Although the few Americans who came to California before the gold discovery in 1848 and the throng which poured into the State immediately afterwards included the most adventurous, the prevailing sentiment among them (except with a small percentage of the swash-buckling and criminal classes that was speedily suppressed) was to pursue undertakings honorably with regard to human rights, to establish enterprises on the basis of thrift and efficiency and to develop a State of high ideals, socially and industrially. In thrift and efficiency there were broader views and more expansive methods than in

the older states, and it is possible that an inheritance from the free life of old Spanish rancheros may have been added to the adventurousness of the American pioneers or have suggested new ways to embody the spirit of it. All the settlers felt, however, that the old way was not the method to farm, either for the success of rural life or for the up-building of the country.

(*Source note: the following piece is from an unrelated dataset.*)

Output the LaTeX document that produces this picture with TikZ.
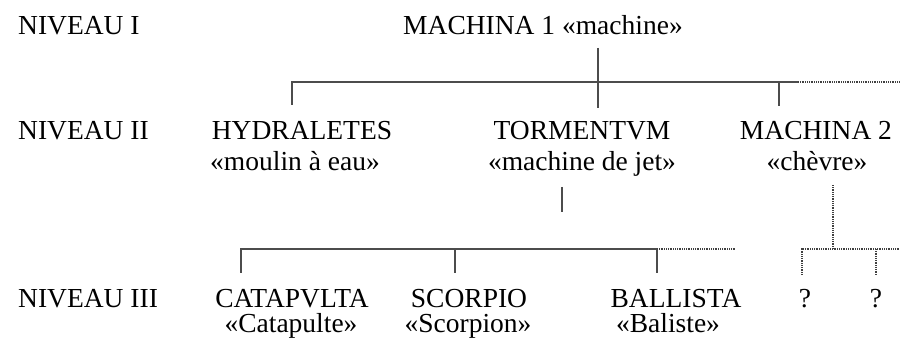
\documentclass[tikz,border=0pt]{standalone}
\usepackage{fontspec}
\setmainfont{Liberation Serif}
\begin{document}
\begin{tikzpicture}[x=1pt,y=-1pt,
  lbl/.style={inner sep=0pt,anchor=base,font=\fontsize{27.5}{31}\selectfont},
  lev/.style={lbl,anchor=base west},
  solidline/.style={draw=black!70,line width=1.1pt},
  dotline/.style={draw=black!75,line width=1.1pt,dash pattern=on 1pt off 0.8pt}]
\useasboundingbox (0,0) rectangle (900,344);
% level labels
\node[lev] (n1) at (18,35) {NIVEAU I};
\node[lev] (n2) at (18,140) {NIVEAU II};
\node[lev] (n3) at (18,308) {NIVEAU III};
% level I
\node[lbl] (m1) at (543,35) {MACHINA 1 «machine»};
% level II
\node[lbl] (hy) at (302,140) {HYDRALETES};
\node[lbl] (hyg) at (295,171) {«moulin à eau»};
\node[lbl] (to) at (582,140) {TORMENTVM};
\node[lbl] (tog) at (582,171) {«machine de jet»};
\node[lbl] (m2) at (816,140) {MACHINA 2};
\node[lbl] (m2g) at (817,171) {«chèvre»};
% level III
\node[lbl] (ca) at (292,308) {CATAPVLTA};
\node[lbl] (cag) at (291,333) {«Catapulte»};
\node[lbl] (sc) at (469,308) {SCORPIO};
\node[lbl] (scg) at (468,333) {«Scorpion»};
\node[lbl] (ba) at (676,308) {BALLISTA};
\node[lbl] (bag) at (668,333) {«Baliste»};
\node[lbl] (q1) at (805,308) {?};
\node[lbl] (q2) at (876,308) {?};
% coordinates
\coordinate (a0) at (598,48);
\coordinate (a1) at (598,108);
\coordinate (b1) at (292,82);
\coordinate (b1d) at (292,105);
\coordinate (b2) at (598,82);
\coordinate (b3) at (779,82);
\coordinate (b3d) at (779,106);
\coordinate (b4) at (798,82);
\coordinate (b5) at (900,82);
\coordinate (t0) at (562,187);
\coordinate (t1) at (562,212);
\coordinate (c1) at (241,249);
\coordinate (c1d) at (241,273);
\coordinate (c2) at (455,249);
\coordinate (c2d) at (455,273);
\coordinate (c3) at (657,249);
\coordinate (c3d) at (657,273);
\coordinate (c4) at (735,249);
\coordinate (d0) at (833,185);
\coordinate (d1) at (833,249);
\coordinate (e1) at (802,249);
\coordinate (e1d) at (802,275);
\coordinate (e2) at (876,249);
\coordinate (e2d) at (876,275);
\coordinate (e3) at (900,249);
% solid connectors
\draw[solidline] (a0) -- (a1);
\draw[solidline] (b1d) -- (b1) -- (b4);
\draw[solidline] (b3) -- (b3d);
\draw[dotline] (b4) -- (b5);
\draw[solidline] (t0) -- (t1);
\draw[solidline] (c1d) -- (c1) -- (c3);
\draw[solidline] (c2) -- (c2d);
\draw[solidline] (c3) -- (c3d);
\draw[dotline] (c3) -- (c4);
% dotted connectors
\draw[dotline] (d0) -- (d1);
\draw[dotline] (e1d) -- (e1) -- (e3);
\draw[dotline] (e2) -- (e2d);
\end{tikzpicture}
\end{document}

The debt of existing California agriculture to the system that preceded it lies not in policies or in methods either of life or industry but in a demonstration of the producing capacity of the State for food crops and, in a few striking instances, for the introduction of agencies and materials of production which have rendered valuable service in the American development. A few of the old affairs, some of which have "passed in the night" and some endured, may be briefly cited:

The Spanish system of land grants and the confirmation of three-fourths of them to their holders by the United States compelled a new American State to set forth on its career with a handicap of feudalism. Spain was conservative and only made about twenty grants during fifty years and grantees were each restricted to three leagues (4,438 acres) of land: Mexico was lavish and gave nearly six hundred grants during twenty years and raised the limit to eleven leagues of land to each. Besides proper grants there were about two hundred which could not be established.